Collected data entries:
▽

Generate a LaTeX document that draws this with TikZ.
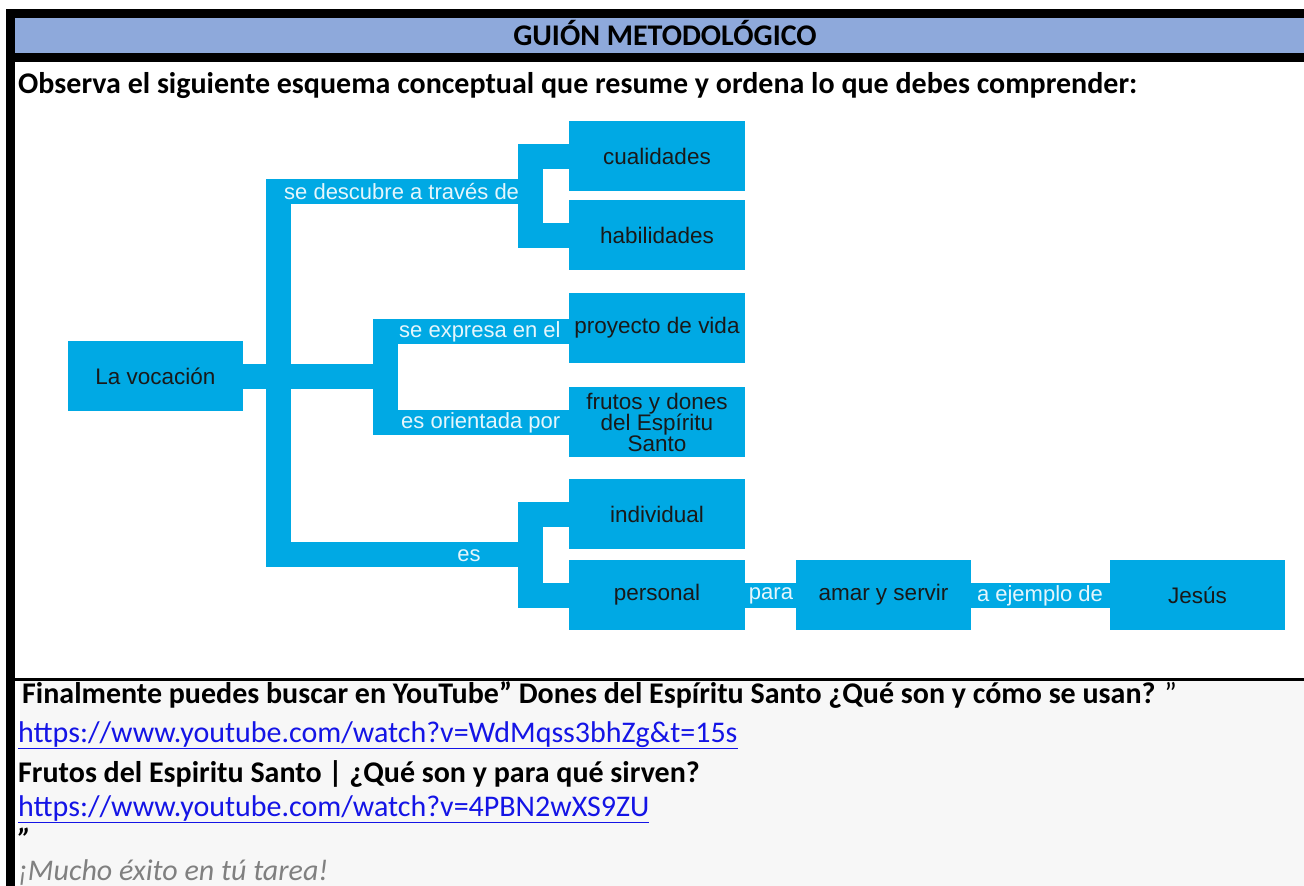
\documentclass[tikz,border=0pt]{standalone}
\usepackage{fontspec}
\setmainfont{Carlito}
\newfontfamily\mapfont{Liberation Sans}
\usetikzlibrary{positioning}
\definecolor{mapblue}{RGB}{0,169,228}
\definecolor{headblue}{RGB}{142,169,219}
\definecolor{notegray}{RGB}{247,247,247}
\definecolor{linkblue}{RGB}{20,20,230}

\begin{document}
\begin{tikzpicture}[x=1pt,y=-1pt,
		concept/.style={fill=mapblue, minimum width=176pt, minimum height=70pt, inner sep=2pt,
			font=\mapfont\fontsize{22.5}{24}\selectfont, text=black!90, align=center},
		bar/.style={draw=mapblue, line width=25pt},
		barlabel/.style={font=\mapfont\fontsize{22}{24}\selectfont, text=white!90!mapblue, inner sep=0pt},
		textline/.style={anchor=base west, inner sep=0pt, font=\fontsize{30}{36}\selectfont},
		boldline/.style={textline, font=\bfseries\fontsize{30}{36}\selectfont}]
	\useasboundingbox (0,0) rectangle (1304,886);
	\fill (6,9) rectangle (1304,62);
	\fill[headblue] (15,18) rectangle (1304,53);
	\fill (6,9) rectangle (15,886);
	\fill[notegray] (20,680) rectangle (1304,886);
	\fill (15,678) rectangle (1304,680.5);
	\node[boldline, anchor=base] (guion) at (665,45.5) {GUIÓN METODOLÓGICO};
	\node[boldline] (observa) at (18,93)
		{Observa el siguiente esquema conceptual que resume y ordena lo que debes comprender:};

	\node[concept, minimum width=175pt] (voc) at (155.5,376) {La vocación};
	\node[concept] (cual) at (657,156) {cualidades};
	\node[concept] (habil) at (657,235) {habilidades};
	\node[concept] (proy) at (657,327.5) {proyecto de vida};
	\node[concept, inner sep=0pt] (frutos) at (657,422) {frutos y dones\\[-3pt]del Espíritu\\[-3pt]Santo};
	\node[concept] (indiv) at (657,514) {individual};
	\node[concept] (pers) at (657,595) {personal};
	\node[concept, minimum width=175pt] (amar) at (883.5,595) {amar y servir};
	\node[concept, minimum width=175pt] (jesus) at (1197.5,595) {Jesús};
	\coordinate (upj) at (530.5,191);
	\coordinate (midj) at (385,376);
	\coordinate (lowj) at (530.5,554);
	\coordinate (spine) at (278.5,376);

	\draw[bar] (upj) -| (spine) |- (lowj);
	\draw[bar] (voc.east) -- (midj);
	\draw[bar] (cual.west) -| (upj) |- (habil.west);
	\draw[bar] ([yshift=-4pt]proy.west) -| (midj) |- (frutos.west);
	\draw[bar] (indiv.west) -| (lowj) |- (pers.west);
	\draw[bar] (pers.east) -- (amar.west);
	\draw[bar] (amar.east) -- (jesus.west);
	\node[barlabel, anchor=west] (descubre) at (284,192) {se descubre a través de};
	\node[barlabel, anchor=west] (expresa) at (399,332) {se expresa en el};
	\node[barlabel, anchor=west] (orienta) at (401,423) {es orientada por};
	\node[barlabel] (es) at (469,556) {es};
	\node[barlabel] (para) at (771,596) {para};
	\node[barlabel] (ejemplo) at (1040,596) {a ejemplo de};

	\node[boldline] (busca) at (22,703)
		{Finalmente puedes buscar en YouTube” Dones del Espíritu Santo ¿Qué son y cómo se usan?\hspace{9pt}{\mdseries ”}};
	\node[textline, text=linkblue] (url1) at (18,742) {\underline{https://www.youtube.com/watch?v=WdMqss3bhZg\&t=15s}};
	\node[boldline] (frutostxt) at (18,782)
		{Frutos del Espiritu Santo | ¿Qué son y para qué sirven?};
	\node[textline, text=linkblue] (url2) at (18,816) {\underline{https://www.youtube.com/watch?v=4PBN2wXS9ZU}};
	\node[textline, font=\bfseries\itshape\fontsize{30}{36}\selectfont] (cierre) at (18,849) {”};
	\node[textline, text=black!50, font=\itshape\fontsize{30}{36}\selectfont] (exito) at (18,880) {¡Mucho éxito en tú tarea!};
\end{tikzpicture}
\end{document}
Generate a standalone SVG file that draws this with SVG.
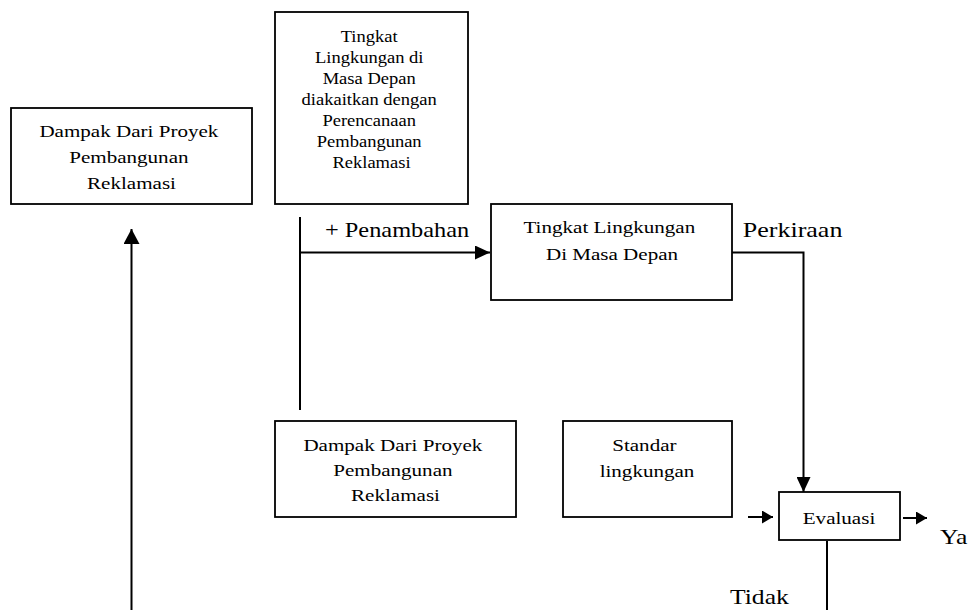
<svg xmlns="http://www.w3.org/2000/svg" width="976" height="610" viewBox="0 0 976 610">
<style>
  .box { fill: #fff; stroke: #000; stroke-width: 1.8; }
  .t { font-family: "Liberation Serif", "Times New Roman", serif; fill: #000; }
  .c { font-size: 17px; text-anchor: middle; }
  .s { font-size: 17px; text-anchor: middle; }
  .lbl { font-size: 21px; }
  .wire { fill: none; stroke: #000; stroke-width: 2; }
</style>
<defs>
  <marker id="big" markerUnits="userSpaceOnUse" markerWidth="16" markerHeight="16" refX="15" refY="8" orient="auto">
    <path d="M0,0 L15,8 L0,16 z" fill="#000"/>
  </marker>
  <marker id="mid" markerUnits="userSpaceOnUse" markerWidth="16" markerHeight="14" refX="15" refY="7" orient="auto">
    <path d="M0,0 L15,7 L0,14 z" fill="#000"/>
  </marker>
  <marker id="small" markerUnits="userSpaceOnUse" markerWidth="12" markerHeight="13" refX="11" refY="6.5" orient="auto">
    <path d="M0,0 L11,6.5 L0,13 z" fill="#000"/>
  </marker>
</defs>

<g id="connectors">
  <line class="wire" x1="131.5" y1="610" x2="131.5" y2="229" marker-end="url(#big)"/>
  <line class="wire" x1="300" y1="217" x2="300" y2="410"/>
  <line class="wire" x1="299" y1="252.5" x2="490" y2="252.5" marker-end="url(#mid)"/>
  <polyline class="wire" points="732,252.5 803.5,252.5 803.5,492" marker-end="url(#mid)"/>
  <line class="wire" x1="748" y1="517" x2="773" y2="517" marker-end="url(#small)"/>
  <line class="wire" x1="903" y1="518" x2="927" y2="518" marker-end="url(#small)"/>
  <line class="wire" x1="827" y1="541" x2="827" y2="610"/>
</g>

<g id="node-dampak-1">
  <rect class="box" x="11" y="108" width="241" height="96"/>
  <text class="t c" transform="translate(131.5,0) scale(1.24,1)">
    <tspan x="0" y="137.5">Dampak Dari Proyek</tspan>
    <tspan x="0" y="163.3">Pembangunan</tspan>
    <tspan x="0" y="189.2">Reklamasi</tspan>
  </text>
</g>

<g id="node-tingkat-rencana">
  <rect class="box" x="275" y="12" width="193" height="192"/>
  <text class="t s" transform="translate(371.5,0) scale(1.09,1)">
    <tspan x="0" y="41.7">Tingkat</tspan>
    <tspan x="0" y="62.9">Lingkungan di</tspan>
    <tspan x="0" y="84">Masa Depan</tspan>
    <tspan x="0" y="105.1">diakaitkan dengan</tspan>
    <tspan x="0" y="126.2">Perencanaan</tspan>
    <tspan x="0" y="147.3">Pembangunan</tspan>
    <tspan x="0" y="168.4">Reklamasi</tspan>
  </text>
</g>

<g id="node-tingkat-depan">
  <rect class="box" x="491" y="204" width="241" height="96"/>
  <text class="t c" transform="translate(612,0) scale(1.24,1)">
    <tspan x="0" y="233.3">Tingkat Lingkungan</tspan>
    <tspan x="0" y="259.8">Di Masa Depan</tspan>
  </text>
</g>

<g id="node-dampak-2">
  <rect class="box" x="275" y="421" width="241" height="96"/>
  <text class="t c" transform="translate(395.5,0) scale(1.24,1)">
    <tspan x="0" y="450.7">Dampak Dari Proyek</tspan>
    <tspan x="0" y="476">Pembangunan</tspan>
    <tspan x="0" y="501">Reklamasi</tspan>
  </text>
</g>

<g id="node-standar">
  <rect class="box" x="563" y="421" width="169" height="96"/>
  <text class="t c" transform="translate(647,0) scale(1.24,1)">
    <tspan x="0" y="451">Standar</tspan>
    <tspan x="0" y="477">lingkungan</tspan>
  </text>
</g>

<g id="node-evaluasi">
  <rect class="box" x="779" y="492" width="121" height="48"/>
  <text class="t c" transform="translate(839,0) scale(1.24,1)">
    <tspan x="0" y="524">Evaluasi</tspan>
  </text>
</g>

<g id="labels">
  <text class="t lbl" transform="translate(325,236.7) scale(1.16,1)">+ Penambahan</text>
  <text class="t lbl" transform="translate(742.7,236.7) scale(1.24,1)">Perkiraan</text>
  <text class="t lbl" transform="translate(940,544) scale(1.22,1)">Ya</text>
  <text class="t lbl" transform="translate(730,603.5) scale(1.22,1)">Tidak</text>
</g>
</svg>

△

Going over the lines above, work out how many include "standalone", then give only that number.

#### Solution:
2